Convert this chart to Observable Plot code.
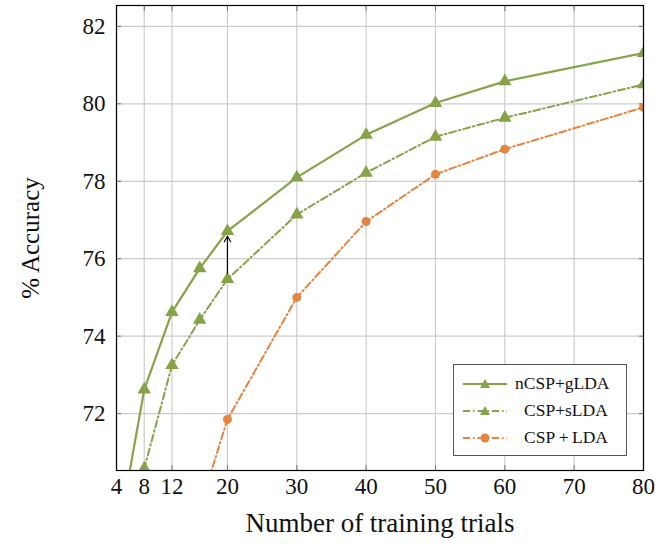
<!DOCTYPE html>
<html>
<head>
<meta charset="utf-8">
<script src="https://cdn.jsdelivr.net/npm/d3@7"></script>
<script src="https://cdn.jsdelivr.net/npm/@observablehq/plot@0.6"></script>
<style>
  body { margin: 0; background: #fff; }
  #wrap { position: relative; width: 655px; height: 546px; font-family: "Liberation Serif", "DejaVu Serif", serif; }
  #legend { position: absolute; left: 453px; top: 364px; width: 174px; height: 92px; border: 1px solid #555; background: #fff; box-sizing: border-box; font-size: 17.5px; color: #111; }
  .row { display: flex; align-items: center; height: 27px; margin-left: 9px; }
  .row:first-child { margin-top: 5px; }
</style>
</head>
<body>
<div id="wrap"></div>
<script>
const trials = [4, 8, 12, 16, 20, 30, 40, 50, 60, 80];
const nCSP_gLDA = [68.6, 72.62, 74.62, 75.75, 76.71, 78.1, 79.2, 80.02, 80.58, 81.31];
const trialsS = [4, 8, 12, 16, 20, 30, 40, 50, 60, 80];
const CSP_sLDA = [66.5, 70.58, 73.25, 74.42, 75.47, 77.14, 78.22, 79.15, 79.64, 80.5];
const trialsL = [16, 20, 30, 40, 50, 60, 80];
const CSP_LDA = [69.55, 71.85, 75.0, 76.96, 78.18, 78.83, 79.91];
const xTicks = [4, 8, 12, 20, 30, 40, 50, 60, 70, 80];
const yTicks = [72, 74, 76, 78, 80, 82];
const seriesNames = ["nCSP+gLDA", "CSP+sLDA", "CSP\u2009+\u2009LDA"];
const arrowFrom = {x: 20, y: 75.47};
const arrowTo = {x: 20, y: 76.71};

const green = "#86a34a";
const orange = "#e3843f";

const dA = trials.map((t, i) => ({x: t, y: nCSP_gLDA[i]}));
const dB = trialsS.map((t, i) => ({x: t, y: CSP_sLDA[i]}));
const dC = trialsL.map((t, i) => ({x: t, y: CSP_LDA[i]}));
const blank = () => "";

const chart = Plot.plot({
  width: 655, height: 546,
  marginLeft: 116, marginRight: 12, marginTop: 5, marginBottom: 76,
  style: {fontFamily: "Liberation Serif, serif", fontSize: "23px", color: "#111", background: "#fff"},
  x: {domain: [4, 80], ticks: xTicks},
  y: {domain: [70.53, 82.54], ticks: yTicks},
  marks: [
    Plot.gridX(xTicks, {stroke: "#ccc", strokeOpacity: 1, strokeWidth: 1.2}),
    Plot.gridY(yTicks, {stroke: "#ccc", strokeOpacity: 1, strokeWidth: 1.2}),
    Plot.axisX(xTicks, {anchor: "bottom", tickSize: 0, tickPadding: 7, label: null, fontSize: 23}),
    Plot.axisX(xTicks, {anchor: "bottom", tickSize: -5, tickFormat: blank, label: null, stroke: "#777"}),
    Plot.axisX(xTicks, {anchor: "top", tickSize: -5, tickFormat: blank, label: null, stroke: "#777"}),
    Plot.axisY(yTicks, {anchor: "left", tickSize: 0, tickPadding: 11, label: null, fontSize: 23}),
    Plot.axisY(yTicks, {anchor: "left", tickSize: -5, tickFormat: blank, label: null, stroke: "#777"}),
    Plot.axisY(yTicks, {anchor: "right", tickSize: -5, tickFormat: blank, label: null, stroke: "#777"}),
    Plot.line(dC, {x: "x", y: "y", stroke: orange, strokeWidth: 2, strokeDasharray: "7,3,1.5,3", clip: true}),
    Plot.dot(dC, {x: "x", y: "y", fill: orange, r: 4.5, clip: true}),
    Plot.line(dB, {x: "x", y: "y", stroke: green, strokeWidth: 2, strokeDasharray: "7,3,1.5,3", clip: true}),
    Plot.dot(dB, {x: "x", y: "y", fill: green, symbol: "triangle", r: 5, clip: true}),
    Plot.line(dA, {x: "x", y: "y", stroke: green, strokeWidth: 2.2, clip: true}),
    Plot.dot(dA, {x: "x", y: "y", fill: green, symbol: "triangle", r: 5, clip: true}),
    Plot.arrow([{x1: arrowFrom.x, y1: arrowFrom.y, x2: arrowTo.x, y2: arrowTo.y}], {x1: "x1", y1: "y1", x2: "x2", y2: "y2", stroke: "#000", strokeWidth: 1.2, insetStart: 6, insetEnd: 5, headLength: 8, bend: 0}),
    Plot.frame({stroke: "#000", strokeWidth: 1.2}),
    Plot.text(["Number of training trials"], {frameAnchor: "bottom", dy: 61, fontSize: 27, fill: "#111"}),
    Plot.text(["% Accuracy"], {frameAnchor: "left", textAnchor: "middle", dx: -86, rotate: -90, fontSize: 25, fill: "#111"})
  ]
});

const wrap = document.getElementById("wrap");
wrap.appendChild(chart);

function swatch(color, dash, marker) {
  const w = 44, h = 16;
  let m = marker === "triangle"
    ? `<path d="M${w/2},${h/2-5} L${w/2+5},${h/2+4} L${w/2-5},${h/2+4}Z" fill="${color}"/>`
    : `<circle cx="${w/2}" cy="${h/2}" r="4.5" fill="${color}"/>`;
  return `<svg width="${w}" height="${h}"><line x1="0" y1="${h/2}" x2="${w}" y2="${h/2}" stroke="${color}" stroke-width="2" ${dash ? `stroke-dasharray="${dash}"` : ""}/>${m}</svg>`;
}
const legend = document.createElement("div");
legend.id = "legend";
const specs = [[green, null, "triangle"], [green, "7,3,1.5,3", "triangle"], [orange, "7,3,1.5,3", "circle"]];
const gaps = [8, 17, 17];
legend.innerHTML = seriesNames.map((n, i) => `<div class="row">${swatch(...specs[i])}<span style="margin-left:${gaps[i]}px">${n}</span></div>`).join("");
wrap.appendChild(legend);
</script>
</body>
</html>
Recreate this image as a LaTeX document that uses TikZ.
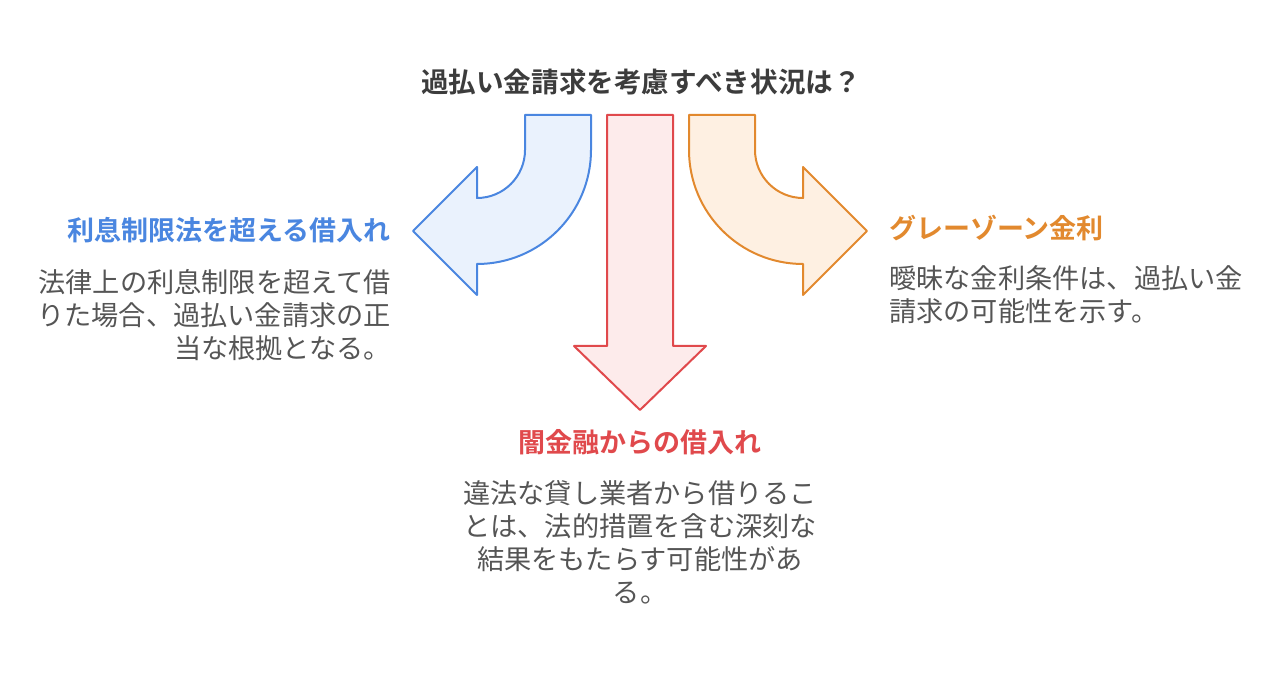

- - - - - - -

_AIM_
Output all of the data exactly as it stands, minus any images.

_RESPONSE TO THE TASK_
Convert this chart to Observable Plot code.
<!DOCTYPE html>
<html>
<head>
<meta charset="utf-8">
<script src="https://cdn.jsdelivr.net/npm/d3@7"></script>
<script src="https://cdn.jsdelivr.net/npm/@observablehq/plot@0.6"></script>
<style>
  body { margin: 0; background: #fff; }
  #wrap { position: relative; width: 655px; height: 546px; font-family: "Liberation Serif", "DejaVu Serif", serif; }
  #legend { position: absolute; left: 453px; top: 364px; width: 174px; height: 92px; border: 1px solid #555; background: #fff; box-sizing: border-box; font-size: 17.5px; color: #111; }
  .row { display: flex; align-items: center; height: 27px; margin-left: 9px; }
  .row:first-child { margin-top: 5px; }
</style>
</head>
<body>
<div id="wrap"></div>
<script>
const trials = [4, 8, 12, 16, 20, 30, 40, 50, 60, 80];
const nCSP_gLDA = [68.6, 72.62, 74.62, 75.75, 76.71, 78.1, 79.2, 80.02, 80.58, 81.31];
const trialsS = [4, 8, 12, 16, 20, 30, 40, 50, 60, 80];
const CSP_sLDA = [66.5, 70.58, 73.25, 74.42, 75.47, 77.14, 78.22, 79.15, 79.64, 80.5];
const trialsL = [16, 20, 30, 40, 50, 60, 80];
const CSP_LDA = [69.55, 71.85, 75.0, 76.96, 78.18, 78.83, 79.91];
const xTicks = [4, 8, 12, 20, 30, 40, 50, 60, 70, 80];
const yTicks = [72, 74, 76, 78, 80, 82];
const seriesNames = ["nCSP+gLDA", "CSP+sLDA", "CSP\u2009+\u2009LDA"];
const arrowFrom = {x: 20, y: 75.47};
const arrowTo = {x: 20, y: 76.71};

const green = "#86a34a";
const orange = "#e3843f";

const dA = trials.map((t, i) => ({x: t, y: nCSP_gLDA[i]}));
const dB = trialsS.map((t, i) => ({x: t, y: CSP_sLDA[i]}));
const dC = trialsL.map((t, i) => ({x: t, y: CSP_LDA[i]}));
const blank = () => "";

const chart = Plot.plot({
  width: 655, height: 546,
  marginLeft: 116, marginRight: 12, marginTop: 5, marginBottom: 76,
  style: {fontFamily: "Liberation Serif, serif", fontSize: "23px", color: "#111", background: "#fff"},
  x: {domain: [4, 80], ticks: xTicks},
  y: {domain: [70.53, 82.54], ticks: yTicks},
  marks: [
    Plot.gridX(xTicks, {stroke: "#ccc", strokeOpacity: 1, strokeWidth: 1.2}),
    Plot.gridY(yTicks, {stroke: "#ccc", strokeOpacity: 1, strokeWidth: 1.2}),
    Plot.axisX(xTicks, {anchor: "bottom", tickSize: 0, tickPadding: 7, label: null, fontSize: 23}),
    Plot.axisX(xTicks, {anchor: "bottom", tickSize: -5, tickFormat: blank, label: null, stroke: "#777"}),
    Plot.axisX(xTicks, {anchor: "top", tickSize: -5, tickFormat: blank, label: null, stroke: "#777"}),
    Plot.axisY(yTicks, {anchor: "left", tickSize: 0, tickPadding: 11, label: null, fontSize: 23}),
    Plot.axisY(yTicks, {anchor: "left", tickSize: -5, tickFormat: blank, label: null, stroke: "#777"}),
    Plot.axisY(yTicks, {anchor: "right", tickSize: -5, tickFormat: blank, label: null, stroke: "#777"}),
    Plot.line(dC, {x: "x", y: "y", stroke: orange, strokeWidth: 2, strokeDasharray: "7,3,1.5,3", clip: true}),
    Plot.dot(dC, {x: "x", y: "y", fill: orange, r: 4.5, clip: true}),
    Plot.line(dB, {x: "x", y: "y", stroke: green, strokeWidth: 2, strokeDasharray: "7,3,1.5,3", clip: true}),
    Plot.dot(dB, {x: "x", y: "y", fill: green, symbol: "triangle", r: 5, clip: true}),
    Plot.line(dA, {x: "x", y: "y", stroke: green, strokeWidth: 2.2, clip: true}),
    Plot.dot(dA, {x: "x", y: "y", fill: green, symbol: "triangle", r: 5, clip: true}),
    Plot.arrow([{x1: arrowFrom.x, y1: arrowFrom.y, x2: arrowTo.x, y2: arrowTo.y}], {x1: "x1", y1: "y1", x2: "x2", y2: "y2", stroke: "#000", strokeWidth: 1.2, insetStart: 6, insetEnd: 5, headLength: 8, bend: 0}),
    Plot.frame({stroke: "#000", strokeWidth: 1.2}),
    Plot.text(["Number of training trials"], {frameAnchor: "bottom", dy: 61, fontSize: 27, fill: "#111"}),
    Plot.text(["% Accuracy"], {frameAnchor: "left", textAnchor: "middle", dx: -86, rotate: -90, fontSize: 25, fill: "#111"})
  ]
});

const wrap = document.getElementById("wrap");
wrap.appendChild(chart);

function swatch(color, dash, marker) {
  const w = 44, h = 16;
  let m = marker === "triangle"
    ? `<path d="M${w/2},${h/2-5} L${w/2+5},${h/2+4} L${w/2-5},${h/2+4}Z" fill="${color}"/>`
    : `<circle cx="${w/2}" cy="${h/2}" r="4.5" fill="${color}"/>`;
  return `<svg width="${w}" height="${h}"><line x1="0" y1="${h/2}" x2="${w}" y2="${h/2}" stroke="${color}" stroke-width="2" ${dash ? `stroke-dasharray="${dash}"` : ""}/>${m}</svg>`;
}
const legend = document.createElement("div");
legend.id = "legend";
const specs = [[green, null, "triangle"], [green, "7,3,1.5,3", "triangle"], [orange, "7,3,1.5,3", "circle"]];
const gaps = [8, 17, 17];
legend.innerHTML = seriesNames.map((n, i) => `<div class="row">${swatch(...specs[i])}<span style="margin-left:${gaps[i]}px">${n}</span></div>`).join("");
wrap.appendChild(legend);
</script>
</body>
</html>
Recreate this image as a LaTeX document that uses TikZ.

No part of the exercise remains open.